At the start of today, oil prices rose after recent losses in the previous two sessions. Brent Crude rose $0.61 to $101.30 a barrel and WTI rose $0.65 to $99.18 a barrel. “With Russian oil prices set to drop as the year progresses and it runs out of Western parts to maintain fields, and with the rest of OPEC hopelessly uninvested in maintaining production capacity, I fear the days of $100 oil will be with us for some time,” said, Jeffrey Halley, senior market analyst at OANDA.
Russia was told to suspend any activity of the Caspian Pipeline Consortium, which supplies 1% of global supplies, but as of Wednesday it was still operating. With fears of supply remaining tight, sanctions have been tightened on Iran.
Despite the recent increase in prices, there is still much economic concern due to rising interest rates, inflation, and the possibility of a recession. On June 29th, the EIA reported that US crude inventories decreased by 2.8 million barrels from the previous week, even though diesel rose by 2.6 million barrels.
Yesterday, Brent and WTI closed at their lowest since April 11th of this year. As the third quarter begins, oil remains volatile. The Federal Reserve, hiking interest rates to better control rising inflation, investors have been pricing with expectations of a slowdown coming. Goldman Sachs & Co. analyst, Damien Courvalin, said recently, “While the odds of a recession are indeed rising, it’s premature for the oil market to be succumbing to such a concern. The global economy is still growing, with the rise in oil demand this year set to significantly outperform GDP growth.”
Last month overall consumption of gas and diesel were at 90% of June 2019 levels.

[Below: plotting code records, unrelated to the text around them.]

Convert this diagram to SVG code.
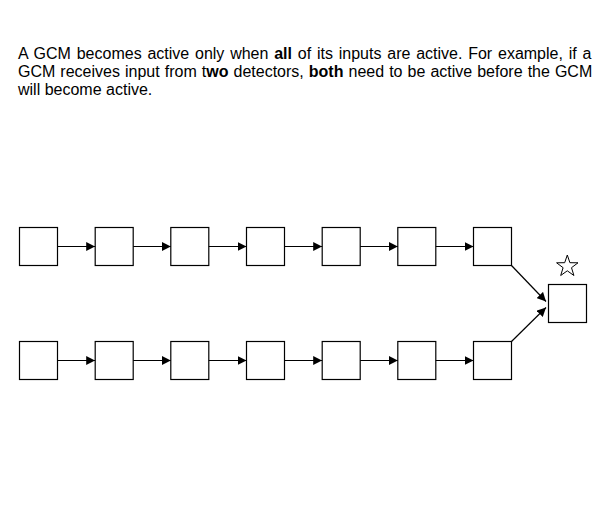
<svg xmlns="http://www.w3.org/2000/svg" width="605" height="530" viewBox="0 0 605 530">
<style>
.t{font-family:"Liberation Sans",Arial,sans-serif;font-size:16px;fill:#000}
.b{font-weight:bold}
.n{fill:#fff;stroke:#000;stroke-width:1.2}
.c{stroke:#000;stroke-width:1.2;fill:none}
</style>
<defs>
<marker id="ah" markerWidth="9" markerHeight="9" refX="9" refY="4.5" orient="auto" markerUnits="userSpaceOnUse">
<path d="M0,0 L9,4.5 L0,9 Z" fill="#000"/>
</marker>
</defs>
<rect width="605" height="530" fill="#fff"/>
<g id="caption">
<text class="t" x="18" y="59" word-spacing="1.35">A GCM becomes active only when <tspan class="b">all</tspan> of its inputs are active. For example, if a</text>
<text class="t" x="18" y="77" word-spacing="0.6">GCM receives input from t<tspan class="b">wo</tspan> detectors, <tspan class="b">both</tspan> need to be active before the GCM</text>
<text class="t" x="18" y="95">will become active.</text>
</g>
<g id="top-row">
<rect id="t1" class="n" x="19.5" y="227.5" width="38" height="38"/>
<rect id="t2" class="n" x="95.2" y="227.5" width="38" height="38"/>
<rect id="t3" class="n" x="170.8" y="227.5" width="38" height="38"/>
<rect id="t4" class="n" x="246.5" y="227.5" width="38" height="38"/>
<rect id="t5" class="n" x="322.2" y="227.5" width="38" height="38"/>
<rect id="t6" class="n" x="397.8" y="227.5" width="38" height="38"/>
<rect id="t7" class="n" x="473.5" y="227.5" width="38" height="38"/>
</g>
<g id="bottom-row">
<rect id="b1" class="n" x="19.5" y="341.5" width="38" height="38"/>
<rect id="b2" class="n" x="95.2" y="341.5" width="38" height="38"/>
<rect id="b3" class="n" x="170.8" y="341.5" width="38" height="38"/>
<rect id="b4" class="n" x="246.5" y="341.5" width="38" height="38"/>
<rect id="b5" class="n" x="322.2" y="341.5" width="38" height="38"/>
<rect id="b6" class="n" x="397.8" y="341.5" width="38" height="38"/>
<rect id="b7" class="n" x="473.5" y="341.5" width="38" height="38"/>
</g>
<g id="gcm">
<rect class="n" x="548.5" y="284.5" width="38" height="38"/>
<path d="M567.3,255 L569.9,262.7 L578,262.8 L571.5,267.7 L573.9,275.5 L567.3,270.8 L560.7,275.5 L563.1,267.7 L556.6,262.8 L564.7,262.7 Z" fill="#fff" stroke="#000" stroke-width="1"/>
</g>
<g id="connectors">
<line class="c" x1="57.5" y1="246.5" x2="95.2" y2="246.5" marker-end="url(#ah)"/>
<line class="c" x1="133.2" y1="246.5" x2="170.8" y2="246.5" marker-end="url(#ah)"/>
<line class="c" x1="208.8" y1="246.5" x2="246.5" y2="246.5" marker-end="url(#ah)"/>
<line class="c" x1="284.5" y1="246.5" x2="322.2" y2="246.5" marker-end="url(#ah)"/>
<line class="c" x1="360.2" y1="246.5" x2="397.8" y2="246.5" marker-end="url(#ah)"/>
<line class="c" x1="435.8" y1="246.5" x2="473.5" y2="246.5" marker-end="url(#ah)"/>
<line class="c" x1="57.5" y1="360.5" x2="95.2" y2="360.5" marker-end="url(#ah)"/>
<line class="c" x1="133.2" y1="360.5" x2="170.8" y2="360.5" marker-end="url(#ah)"/>
<line class="c" x1="208.8" y1="360.5" x2="246.5" y2="360.5" marker-end="url(#ah)"/>
<line class="c" x1="284.5" y1="360.5" x2="322.2" y2="360.5" marker-end="url(#ah)"/>
<line class="c" x1="360.2" y1="360.5" x2="397.8" y2="360.5" marker-end="url(#ah)"/>
<line class="c" x1="435.8" y1="360.5" x2="473.5" y2="360.5" marker-end="url(#ah)"/>
<line class="c" x1="511.5" y1="265.5" x2="546" y2="301.5" marker-end="url(#ah)"/>
<line class="c" x1="511.5" y1="341.5" x2="546" y2="307.5" marker-end="url(#ah)"/>
</g>
</svg>
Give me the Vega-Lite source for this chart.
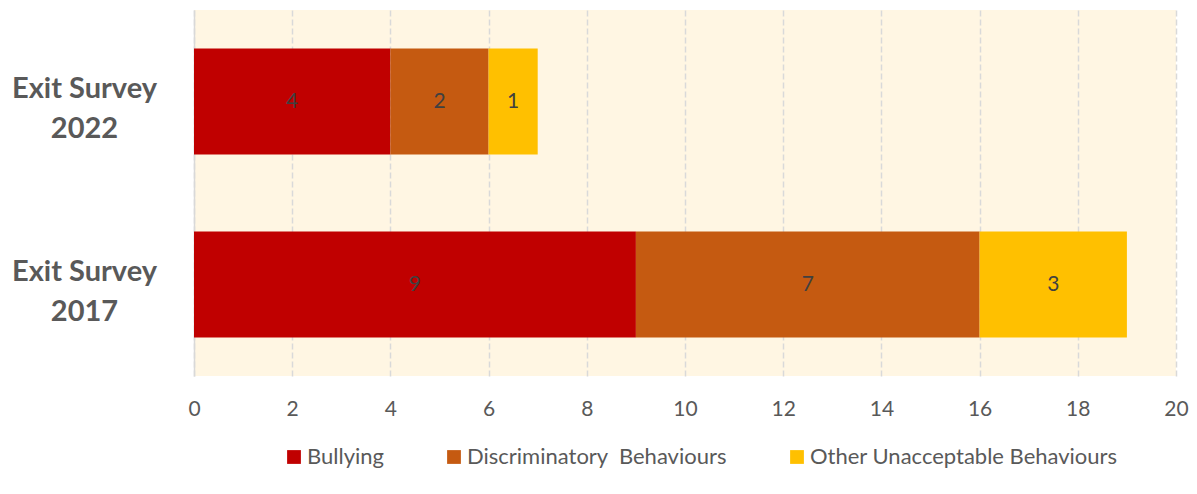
{
  "$schema": "https://vega.github.io/schema/vega-lite/v6.json",
  "width": 982,
  "height": 366,
  "autosize": {"type": "none"},
  "padding": {"left": 194, "top": 10, "right": 21, "bottom": 118},
  "background": "#FFFFFF",
  "config": {
    "font": "Lato",
    "view": {"fill": "#FFF6E3", "stroke": null}
  },
  "data": {
    "values": [
      {"survey": "Exit Survey 2022", "category": "Bullying", "value": 4, "order": 1},
      {"survey": "Exit Survey 2022", "category": "Discriminatory\u00a0 Behaviours", "value": 2, "order": 2},
      {"survey": "Exit Survey 2022", "category": "Other Unacceptable Behaviours", "value": 1, "order": 3},
      {"survey": "Exit Survey 2017", "category": "Bullying", "value": 9, "order": 1},
      {"survey": "Exit Survey 2017", "category": "Discriminatory\u00a0 Behaviours", "value": 7, "order": 2},
      {"survey": "Exit Survey 2017", "category": "Other Unacceptable Behaviours", "value": 3, "order": 3}
    ]
  },
  "encoding": {
    "y": {
      "field": "survey",
      "type": "nominal",
      "sort": ["Exit Survey 2022", "Exit Survey 2017"],
      "scale": {"paddingInner": 0.42, "paddingOuter": 0.21},
      "axis": {
        "title": null,
        "ticks": false,
        "domain": true,
        "domainColor": "#D9D9D9",
        "domainWidth": 1.5,
        "labelAlign": "center",
        "labelBaseline": "middle",
        "labelPadding": 110,
        "labelOffset": -13,
        "labelFontSize": 29,
        "labelFontWeight": "bold",
        "labelColor": "#595959",
        "labelLineHeight": 40,
        "labelExpr": "[slice(datum.label, 0, 11), slice(datum.label, 12)]"
      }
    },
    "x": {
      "field": "value",
      "type": "quantitative",
      "stack": "zero",
      "scale": {"domain": [0, 20], "nice": false},
      "axis": {
        "title": null,
        "values": [0, 2, 4, 6, 8, 10, 12, 14, 16, 18, 20],
        "ticks": false,
        "domain": false,
        "labelFlush": false,
        "labelPadding": 22,
        "labelFontSize": 21,
        "labelColor": "#595959",
        "grid": true,
        "gridColor": "#D9D9D9",
        "gridWidth": 1.5,
        "gridDash": [6, 3]
      }
    },
    "order": {"field": "order", "type": "quantitative"}
  },
  "layer": [
    {
      "mark": {"type": "bar"},
      "encoding": {
        "color": {
          "field": "category",
          "type": "nominal",
          "sort": ["Bullying", "Discriminatory\u00a0 Behaviours", "Other Unacceptable Behaviours"],
          "scale": {
            "domain": ["Bullying", "Discriminatory\u00a0 Behaviours", "Other Unacceptable Behaviours"],
            "range": ["#C00000", "#C55A11", "#FFC000"]
          },
          "legend": {
            "title": null,
            "orient": "none",
            "direction": "horizontal",
            "legendX": 89,
            "legendY": 436,
            "symbolType": "square",
            "symbolSize": 190,
            "symbolStrokeWidth": 0,
            "symbolOpacity": 1,
            "labelFontSize": 22,
            "labelColor": "#595959",
            "labelOffset": 2,
            "columnPadding": 59,
            "labelLimit": 400
          }
        }
      }
    },
    {
      "mark": {"type": "text", "fontSize": 21, "color": "#404040"},
      "encoding": {
        "x": {"field": "value", "type": "quantitative", "stack": "zero", "bandPosition": 0.5},
        "text": {"field": "value", "type": "quantitative"}
      }
    }
  ]
}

As of July 5th, AAA measured diesel prices at $5.726 per gallon, which makes the current price $0.06 lower than last week’s national average, but $0.09 higher than last months.
July is the strongest month for gasoline demand as Americans continue to travel throughout the summer. Recent falling prices at the pump could be short lived as increase in demand could see another increase in prices.